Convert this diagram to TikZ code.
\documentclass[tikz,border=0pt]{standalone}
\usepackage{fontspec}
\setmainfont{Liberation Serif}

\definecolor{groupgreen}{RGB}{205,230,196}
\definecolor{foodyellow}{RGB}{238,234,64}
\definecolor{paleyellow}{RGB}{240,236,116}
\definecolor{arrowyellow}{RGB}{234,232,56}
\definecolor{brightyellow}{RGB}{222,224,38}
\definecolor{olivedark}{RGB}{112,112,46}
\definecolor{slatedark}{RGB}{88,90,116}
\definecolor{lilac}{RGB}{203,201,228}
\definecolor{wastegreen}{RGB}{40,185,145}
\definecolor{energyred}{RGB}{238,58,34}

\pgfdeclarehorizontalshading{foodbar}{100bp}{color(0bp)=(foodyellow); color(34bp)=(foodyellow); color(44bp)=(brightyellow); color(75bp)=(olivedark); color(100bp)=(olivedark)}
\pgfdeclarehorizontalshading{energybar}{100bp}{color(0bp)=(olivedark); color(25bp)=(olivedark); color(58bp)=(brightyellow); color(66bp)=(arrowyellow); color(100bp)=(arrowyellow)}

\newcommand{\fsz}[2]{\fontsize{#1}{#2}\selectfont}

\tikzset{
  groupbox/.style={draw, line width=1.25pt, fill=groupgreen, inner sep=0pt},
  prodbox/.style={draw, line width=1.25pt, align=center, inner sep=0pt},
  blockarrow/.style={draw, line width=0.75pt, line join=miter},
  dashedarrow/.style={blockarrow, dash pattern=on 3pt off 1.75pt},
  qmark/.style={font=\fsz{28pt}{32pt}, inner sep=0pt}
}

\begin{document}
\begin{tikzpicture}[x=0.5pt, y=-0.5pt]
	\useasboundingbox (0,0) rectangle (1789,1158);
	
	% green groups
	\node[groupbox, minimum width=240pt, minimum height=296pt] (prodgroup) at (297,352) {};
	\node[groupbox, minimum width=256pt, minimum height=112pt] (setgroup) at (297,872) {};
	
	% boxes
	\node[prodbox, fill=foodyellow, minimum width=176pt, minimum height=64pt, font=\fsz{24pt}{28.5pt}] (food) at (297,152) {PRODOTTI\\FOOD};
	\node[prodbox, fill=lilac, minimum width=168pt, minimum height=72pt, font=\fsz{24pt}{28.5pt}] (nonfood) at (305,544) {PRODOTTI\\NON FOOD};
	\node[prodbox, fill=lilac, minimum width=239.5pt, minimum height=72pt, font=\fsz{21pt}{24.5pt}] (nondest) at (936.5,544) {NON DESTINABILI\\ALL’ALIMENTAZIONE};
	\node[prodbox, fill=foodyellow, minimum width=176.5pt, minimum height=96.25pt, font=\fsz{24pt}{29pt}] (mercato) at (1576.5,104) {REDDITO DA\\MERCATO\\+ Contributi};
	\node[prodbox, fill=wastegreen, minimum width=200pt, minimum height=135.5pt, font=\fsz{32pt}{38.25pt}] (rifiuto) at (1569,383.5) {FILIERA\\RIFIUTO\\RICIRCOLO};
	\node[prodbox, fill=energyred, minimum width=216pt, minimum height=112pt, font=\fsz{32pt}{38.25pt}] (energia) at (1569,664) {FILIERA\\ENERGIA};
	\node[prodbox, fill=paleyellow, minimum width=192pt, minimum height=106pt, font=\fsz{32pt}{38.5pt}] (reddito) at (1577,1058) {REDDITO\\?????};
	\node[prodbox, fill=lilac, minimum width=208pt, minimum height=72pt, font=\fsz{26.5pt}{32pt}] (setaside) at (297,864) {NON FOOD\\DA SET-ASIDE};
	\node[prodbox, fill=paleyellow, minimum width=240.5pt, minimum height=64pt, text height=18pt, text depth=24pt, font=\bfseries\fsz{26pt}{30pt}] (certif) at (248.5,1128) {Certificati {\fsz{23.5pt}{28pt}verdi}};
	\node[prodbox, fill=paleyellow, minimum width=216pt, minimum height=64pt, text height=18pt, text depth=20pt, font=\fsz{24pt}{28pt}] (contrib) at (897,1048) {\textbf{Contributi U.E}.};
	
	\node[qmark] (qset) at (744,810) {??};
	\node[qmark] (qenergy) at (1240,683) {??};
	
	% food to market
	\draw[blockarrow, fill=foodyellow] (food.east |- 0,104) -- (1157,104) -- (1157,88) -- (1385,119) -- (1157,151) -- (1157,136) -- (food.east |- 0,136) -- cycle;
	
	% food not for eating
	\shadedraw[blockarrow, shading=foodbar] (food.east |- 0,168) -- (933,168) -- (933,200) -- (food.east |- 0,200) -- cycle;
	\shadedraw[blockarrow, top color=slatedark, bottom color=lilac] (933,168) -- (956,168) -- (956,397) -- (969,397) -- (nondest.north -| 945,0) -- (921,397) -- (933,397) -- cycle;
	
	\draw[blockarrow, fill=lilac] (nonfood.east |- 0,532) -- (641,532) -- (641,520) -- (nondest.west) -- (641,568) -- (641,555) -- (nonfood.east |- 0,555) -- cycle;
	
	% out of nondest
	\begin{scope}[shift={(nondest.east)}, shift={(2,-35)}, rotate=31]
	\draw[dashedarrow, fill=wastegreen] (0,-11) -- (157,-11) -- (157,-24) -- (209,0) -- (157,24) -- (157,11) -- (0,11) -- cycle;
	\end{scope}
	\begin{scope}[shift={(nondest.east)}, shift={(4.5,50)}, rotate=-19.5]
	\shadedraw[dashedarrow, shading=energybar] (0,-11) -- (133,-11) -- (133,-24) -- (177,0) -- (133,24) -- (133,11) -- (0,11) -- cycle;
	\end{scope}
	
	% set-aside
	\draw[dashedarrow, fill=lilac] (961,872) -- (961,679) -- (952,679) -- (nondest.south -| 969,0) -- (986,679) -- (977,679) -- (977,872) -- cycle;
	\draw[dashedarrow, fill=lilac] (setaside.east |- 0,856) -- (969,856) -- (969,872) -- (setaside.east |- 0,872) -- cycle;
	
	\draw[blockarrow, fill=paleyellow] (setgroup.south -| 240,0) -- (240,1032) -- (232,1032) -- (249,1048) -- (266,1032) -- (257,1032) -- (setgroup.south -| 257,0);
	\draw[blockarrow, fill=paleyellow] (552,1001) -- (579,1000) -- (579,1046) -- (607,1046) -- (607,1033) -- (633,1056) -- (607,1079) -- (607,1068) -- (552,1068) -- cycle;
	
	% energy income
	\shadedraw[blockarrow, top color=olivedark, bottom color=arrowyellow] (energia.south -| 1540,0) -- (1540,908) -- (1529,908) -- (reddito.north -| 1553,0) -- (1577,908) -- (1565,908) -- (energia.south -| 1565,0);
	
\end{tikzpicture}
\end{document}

———

#### TASK OBJECTIVE:
Using the listing above, reproduce each line without omission.

#### RESPONSE:
Convert this diagram to TikZ code.
\documentclass[tikz,border=0pt]{standalone}
\usepackage{fontspec}
\setmainfont{Liberation Serif}

\definecolor{groupgreen}{RGB}{205,230,196}
\definecolor{foodyellow}{RGB}{238,234,64}
\definecolor{paleyellow}{RGB}{240,236,116}
\definecolor{arrowyellow}{RGB}{234,232,56}
\definecolor{brightyellow}{RGB}{222,224,38}
\definecolor{olivedark}{RGB}{112,112,46}
\definecolor{slatedark}{RGB}{88,90,116}
\definecolor{lilac}{RGB}{203,201,228}
\definecolor{wastegreen}{RGB}{40,185,145}
\definecolor{energyred}{RGB}{238,58,34}

\pgfdeclarehorizontalshading{foodbar}{100bp}{color(0bp)=(foodyellow); color(34bp)=(foodyellow); color(44bp)=(brightyellow); color(75bp)=(olivedark); color(100bp)=(olivedark)}
\pgfdeclarehorizontalshading{energybar}{100bp}{color(0bp)=(olivedark); color(25bp)=(olivedark); color(58bp)=(brightyellow); color(66bp)=(arrowyellow); color(100bp)=(arrowyellow)}

\newcommand{\fsz}[2]{\fontsize{#1}{#2}\selectfont}

\tikzset{
  groupbox/.style={draw, line width=1.25pt, fill=groupgreen, inner sep=0pt},
  prodbox/.style={draw, line width=1.25pt, align=center, inner sep=0pt},
  blockarrow/.style={draw, line width=0.75pt, line join=miter},
  dashedarrow/.style={blockarrow, dash pattern=on 3pt off 1.75pt},
  qmark/.style={font=\fsz{28pt}{32pt}, inner sep=0pt}
}

\begin{document}
\begin{tikzpicture}[x=0.5pt, y=-0.5pt]
	\useasboundingbox (0,0) rectangle (1789,1158);
	
	% green groups
	\node[groupbox, minimum width=240pt, minimum height=296pt] (prodgroup) at (297,352) {};
	\node[groupbox, minimum width=256pt, minimum height=112pt] (setgroup) at (297,872) {};
	
	% boxes
	\node[prodbox, fill=foodyellow, minimum width=176pt, minimum height=64pt, font=\fsz{24pt}{28.5pt}] (food) at (297,152) {PRODOTTI\\FOOD};
	\node[prodbox, fill=lilac, minimum width=168pt, minimum height=72pt, font=\fsz{24pt}{28.5pt}] (nonfood) at (305,544) {PRODOTTI\\NON FOOD};
	\node[prodbox, fill=lilac, minimum width=239.5pt, minimum height=72pt, font=\fsz{21pt}{24.5pt}] (nondest) at (936.5,544) {NON DESTINABILI\\ALL’ALIMENTAZIONE};
	\node[prodbox, fill=foodyellow, minimum width=176.5pt, minimum height=96.25pt, font=\fsz{24pt}{29pt}] (mercato) at (1576.5,104) {REDDITO DA\\MERCATO\\+ Contributi};
	\node[prodbox, fill=wastegreen, minimum width=200pt, minimum height=135.5pt, font=\fsz{32pt}{38.25pt}] (rifiuto) at (1569,383.5) {FILIERA\\RIFIUTO\\RICIRCOLO};
	\node[prodbox, fill=energyred, minimum width=216pt, minimum height=112pt, font=\fsz{32pt}{38.25pt}] (energia) at (1569,664) {FILIERA\\ENERGIA};
	\node[prodbox, fill=paleyellow, minimum width=192pt, minimum height=106pt, font=\fsz{32pt}{38.5pt}] (reddito) at (1577,1058) {REDDITO\\?????};
	\node[prodbox, fill=lilac, minimum width=208pt, minimum height=72pt, font=\fsz{26.5pt}{32pt}] (setaside) at (297,864) {NON FOOD\\DA SET-ASIDE};
	\node[prodbox, fill=paleyellow, minimum width=240.5pt, minimum height=64pt, text height=18pt, text depth=24pt, font=\bfseries\fsz{26pt}{30pt}] (certif) at (248.5,1128) {Certificati {\fsz{23.5pt}{28pt}verdi}};
	\node[prodbox, fill=paleyellow, minimum width=216pt, minimum height=64pt, text height=18pt, text depth=20pt, font=\fsz{24pt}{28pt}] (contrib) at (897,1048) {\textbf{Contributi U.E}.};
	
	\node[qmark] (qset) at (744,810) {??};
	\node[qmark] (qenergy) at (1240,683) {??};
	
	% food to market
	\draw[blockarrow, fill=foodyellow] (food.east |- 0,104) -- (1157,104) -- (1157,88) -- (1385,119) -- (1157,151) -- (1157,136) -- (food.east |- 0,136) -- cycle;
	
	% food not for eating
	\shadedraw[blockarrow, shading=foodbar] (food.east |- 0,168) -- (933,168) -- (933,200) -- (food.east |- 0,200) -- cycle;
	\shadedraw[blockarrow, top color=slatedark, bottom color=lilac] (933,168) -- (956,168) -- (956,397) -- (969,397) -- (nondest.north -| 945,0) -- (921,397) -- (933,397) -- cycle;
	
	\draw[blockarrow, fill=lilac] (nonfood.east |- 0,532) -- (641,532) -- (641,520) -- (nondest.west) -- (641,568) -- (641,555) -- (nonfood.east |- 0,555) -- cycle;
	
	% out of nondest
	\begin{scope}[shift={(nondest.east)}, shift={(2,-35)}, rotate=31]
	\draw[dashedarrow, fill=wastegreen] (0,-11) -- (157,-11) -- (157,-24) -- (209,0) -- (157,24) -- (157,11) -- (0,11) -- cycle;
	\end{scope}
	\begin{scope}[shift={(nondest.east)}, shift={(4.5,50)}, rotate=-19.5]
	\shadedraw[dashedarrow, shading=energybar] (0,-11) -- (133,-11) -- (133,-24) -- (177,0) -- (133,24) -- (133,11) -- (0,11) -- cycle;
	\end{scope}
	
	% set-aside
	\draw[dashedarrow, fill=lilac] (961,872) -- (961,679) -- (952,679) -- (nondest.south -| 969,0) -- (986,679) -- (977,679) -- (977,872) -- cycle;
	\draw[dashedarrow, fill=lilac] (setaside.east |- 0,856) -- (969,856) -- (969,872) -- (setaside.east |- 0,872) -- cycle;
	
	\draw[blockarrow, fill=paleyellow] (setgroup.south -| 240,0) -- (240,1032) -- (232,1032) -- (249,1048) -- (266,1032) -- (257,1032) -- (setgroup.south -| 257,0);
	\draw[blockarrow, fill=paleyellow] (552,1001) -- (579,1000) -- (579,1046) -- (607,1046) -- (607,1033) -- (633,1056) -- (607,1079) -- (607,1068) -- (552,1068) -- cycle;
	
	% energy income
	\shadedraw[blockarrow, top color=olivedark, bottom color=arrowyellow] (energia.south -| 1540,0) -- (1540,908) -- (1529,908) -- (reddito.north -| 1553,0) -- (1577,908) -- (1565,908) -- (energia.south -| 1565,0);
	
\end{tikzpicture}
\end{document}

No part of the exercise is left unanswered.